The Chair of the Royal College of General Practitioners (RCGP), Professor Helen Stokes-Lampard, has written to the Daily Mail after an article published last week suggested GP waiting times are partly to blame for the drop in the number of women having cervical screening tests. The article was based on findings of a survey of 2,037 women carried out by Jo's Cervical Cancer Trust. It found 43 per cent of women had been forced to delay their test at least once because they could not get an appointment.
In the letter, Professor Stokes-Lampard said blaming GPs for the recent drop in take-up of smear tests "is grossly unfair" and that such "blatant scaremongering" will only serve to deter yet more women from getting tested.
“We understand that it can be difficult to get an appointment with a nurse or GP, but we have a severe shortage of family doctors and practice nurses in some areas and the dedicated staff we do have are going above and beyond to provide safe patient care to rising numbers of patients,” she said.

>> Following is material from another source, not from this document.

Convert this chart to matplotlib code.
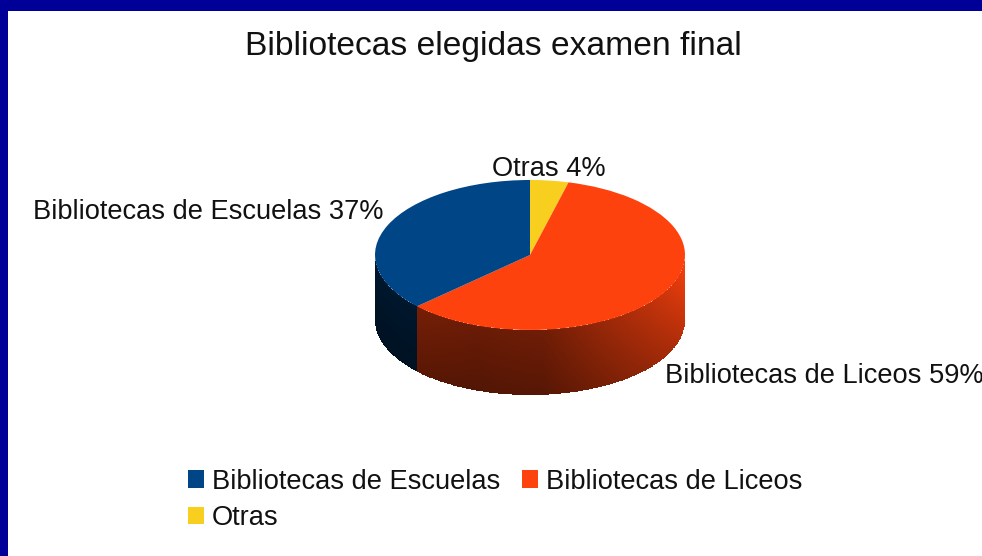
import numpy as np
import matplotlib
matplotlib.use("Agg")
import matplotlib.pyplot as plt
from matplotlib.patches import Rectangle

plt.rcParams['font.family'] = ['Liberation Sans', 'DejaVu Sans']

title = "Bibliotecas elegidas examen final"
categories = ["Otras", "Bibliotecas de Liceos", "Bibliotecas de Escuelas"]
values = [4, 59, 37]
colors = ["#f8cf1e", "#fd420e", "#004586"]

W, H = 982, 556
cx, cy, rx, ry = 530, 255, 155, 75  # px
depth = 65  # px

fig = plt.figure(figsize=(W/100, H/100), dpi=100, facecolor="white")

# window border of the screenshot
fig.add_artist(Rectangle((0, 1-11/H), 1, 11/H, transform=fig.transFigure, color="#000099", lw=0))
fig.add_artist(Rectangle((0, 0), 8/W, 1, transform=fig.transFigure, color="#000099", lw=0))

# axes squashed so the circle of the pie becomes the ellipse of the top face
dz = depth/ry
ax = fig.add_axes([(cx-rx)/W, 1-(cy+ry+depth)/H, 2*rx/W, (2*ry+depth)/H])
wedges, _ = ax.pie(values, colors=colors, startangle=90, counterclock=False, radius=1,
                   labels=categories, labeldistance=None,
                   wedgeprops=dict(lw=0, zorder=3))
ax.set_aspect("auto")
ax.set_xlim(-1, 1)
ax.set_ylim(-1-dz, 1)
ax.axis("off")

# side wall: only what lies on the front half of the ellipse
def side_wall(a0, a1, color, ang_pts, bright_pts):
    t = np.radians(np.linspace(a0, a1, 240))
    h = np.linspace(0, 1, 40)
    T, Z = np.meshgrid(t, h)
    X = np.cos(T)
    Y = np.sin(T) - Z*dz
    deg = np.degrees(T[:-1, :-1] + (t[1]-t[0])/2)
    zm = Z[:-1, :-1]
    b = np.interp(deg, ang_pts, bright_pts) * (1.1 - 0.25*zm)
    rgb = np.array(matplotlib.colors.to_rgb(color))
    C = np.clip(b[..., None]*rgb, 0, 1)
    ax.pcolormesh(X, Y, C, shading="flat", zorder=2, antialiased=False)

ends = 90 - np.cumsum(values)/np.sum(values)*360
starts = np.r_[90, ends[:-1]]
side_styles = {
    "Bibliotecas de Liceos": ([-137, -110, -85, -50, -20, 0], [0.42, 0.38, 0.40, 0.62, 0.80, 0.92]),
    "Bibliotecas de Escuelas": ([-180, -137], [0.30, 0.30]),
}
for name, s, e, c in zip(categories, starts, ends, colors):
    if name not in side_styles:
        continue
    # keep the visible front only
    lo, hi = max(e, -180), min(s, 0)
    if lo < hi:
        side_wall(lo, hi, c, *side_styles[name])

# labels, in pixels of the picture
def px_text(x, y, s, **kw):
    fig.text(x/W, 1-y/H, s, color="#111111", va="center", **kw)

px_text(493, 46, title, fontsize=24.2, ha="center")
label_pos = {"Otras": (492, 169), "Bibliotecas de Liceos": (665, 376), "Bibliotecas de Escuelas": (33, 212)}
for name, v in zip(categories, values):
    x, y = label_pos[name]
    px_text(x, y, f"{name} {v}%", fontsize=19.6, ha="left")

# legend: matplotlib fills columns first, so Otras goes second to land under Escuelas
order = [2, 0, 1]
leg = fig.legend([wedges[i] for i in order], [categories[i] for i in order],
                 ncol=2, loc="upper left", bbox_to_anchor=(174/W, 1-455/H),
                 frameon=False, fontsize=19.6, handlelength=0.62, handleheight=0.62,
                 handletextpad=0.26, columnspacing=0.8, labelspacing=0.38, borderpad=0, labelcolor="#111111")

fig.savefig("out.png", dpi=100)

The letter points out that the NHS screening invitation gives women a number of options where they can have the test done. If they choose to attend a GP practice, it is not usually necessary to wait for a GP appointment as most practices offer cervical screening clinics with practice nurses at a range of times, it adds.
“General practice and community sexual health services have borne the brunt of years of under-investment, and the promises of funding in the NHS Long-Term Plan must be ploughed into the front line as a matter of urgency so that we can give all our patients the care they deserve,” Professor Stokes-Lampard says.